Tout produit du dégoût susceptible de devenir une négation de la famille, est dada ; protestation aux poings de tout son être en action destructive : DADA ; connaissance de tous les moyens rejetés jusqu'à présent par le sexe publique du compromis commode et de la politesse : DADA ; abolition de la logique, danse des impuissants de la création : DADA; de toute hiérarchie et équation sociale installée pour les valeurs par nos valets : DADA ; chaque objet, tous les objets, les sentiments et les obscurités, les apparitions et le choc précis des lignes parallèles, sont des moyens pour le combat : DADA ; abolition de la mémoire : DADA ; abolition de l'archéologie : DADA ; abolition des prophètes : DADA ; abolition du futur : DADA ; croyance absolue indiscutable dans chaque dieu produit immédiat de la spontanéité : DADA ; saut élégant et sans préjudice d'une harmonie à l'autre sphère; trajectoire d'une parole jetée comme un disque sonore cri; respecter toutes les individualités dans leur folie du moment : sérieuse, craintive, timide, ardente, vigoureuse, décidée, enthousiaste; peler son église du tout accessoire inutile et lourd; cracher comme une cascade lumineuse la pensé désobligeante ou amoureuse, ou la choyer — avec la vive satisfaction que c'est tout à fait égal — avec la même intensité dans le buisson, pur d'insectes pour le sang bien né, et doré de corps d'archanges, de son âme. Liberté : DADA DADA DADA, hurlement des douleurs crispées, entrelacement des contraires et de toutes les contradictions, des grotesques, des inconséquences : LA VIE.
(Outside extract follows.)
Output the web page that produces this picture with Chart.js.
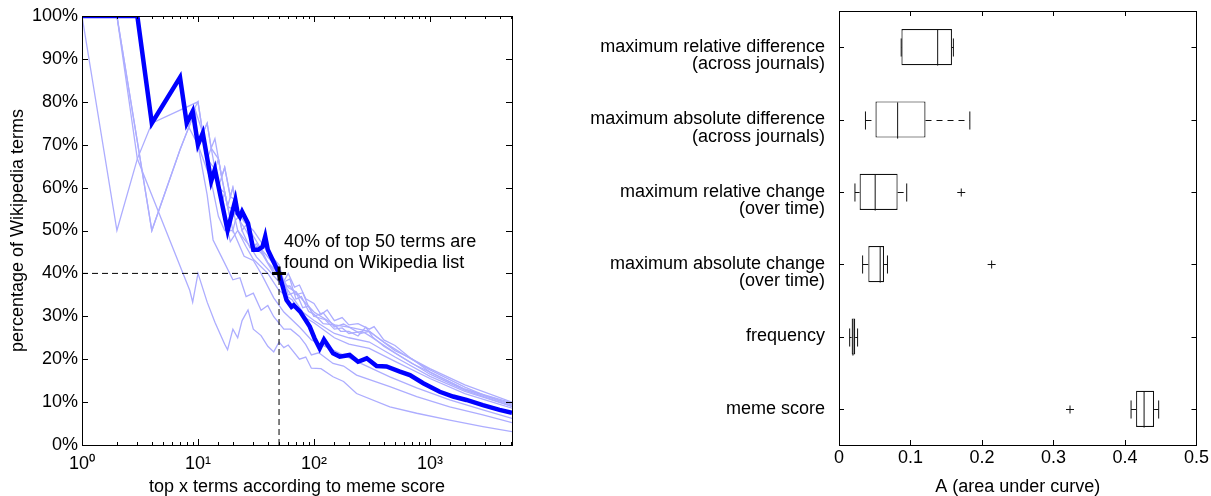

Le texte est une énumération de ce que l'auteur veut faire passer pour la définition de « dada ». Chaque phrase alterne entre critique et revendications. Certaines énumérations décrivent les différents sentiments qui caractérisent la folie : « sérieuse, craintive, timide. » Tout est imagés, les définitions se suivent comme des vers, c'est de la prose poétique.

Tout d'abord, la graphie n'est pas la même tout le long du texte. On peut distinguer quatre graphies du mot « dada ». Le mot se distingue du reste du texte, il apparaît donc au lecteur dès le premier coup d'oeil. Le lien entre la graphie et le sens est important.

Puis, la syntaxe n'est pas classique ; le manifeste est formé en une seule phrase. Le seul point est situé à la fin de l'extrait. Les différentes idées de l'auteur sont séparées par des points virgules. Chaque point virgule est précédé du mot dada, qui est ainsi mis en valeur.

Grâce à la ponctuation, le rythme est rapide, les définitions sont enchaînées et nombreuses. Certains mots sont répétés (« abolition »). Il y a très peu de verbes et beaucoup d'accumulations. Le champ lexical de la violence est présent : « dégoût », « douleur », « cri »...

Ainsi, l'auteur revendique l'abolition de la logique, de la mémoire, des prophètes, du futur, de l'archéologie, des hiérarchies. Il veut faire prendre conscience aux gens du monde et dénoncer l'humain. Il est forcé de passer par la révolte verbale pour pouvoir être libre et penser, c'est le nihilisme (= point de vue philosophique d'après lequel, le monde et particulièrement l'existence humaine est dénué de toute signification, tout but, toute vérité, source : Wikipédia.)

Ce texte est, comme le veut le mouvement, dénué de logique, voire de sens, l'auteur provoque avec dérision. Il a pu donc susciter de nombreuses réactions.

C'est donc par cet esprit nihiliste, osé et surtout nouveau, que ce mouvement peut être classé dans le registre de la folie. Avant le dadaïsme, aucun mouvement n'avait à ce point rejeté la logique et les conventions avec cette violence, ce mouvement a dû donc choquer les gens et marquer les esprits.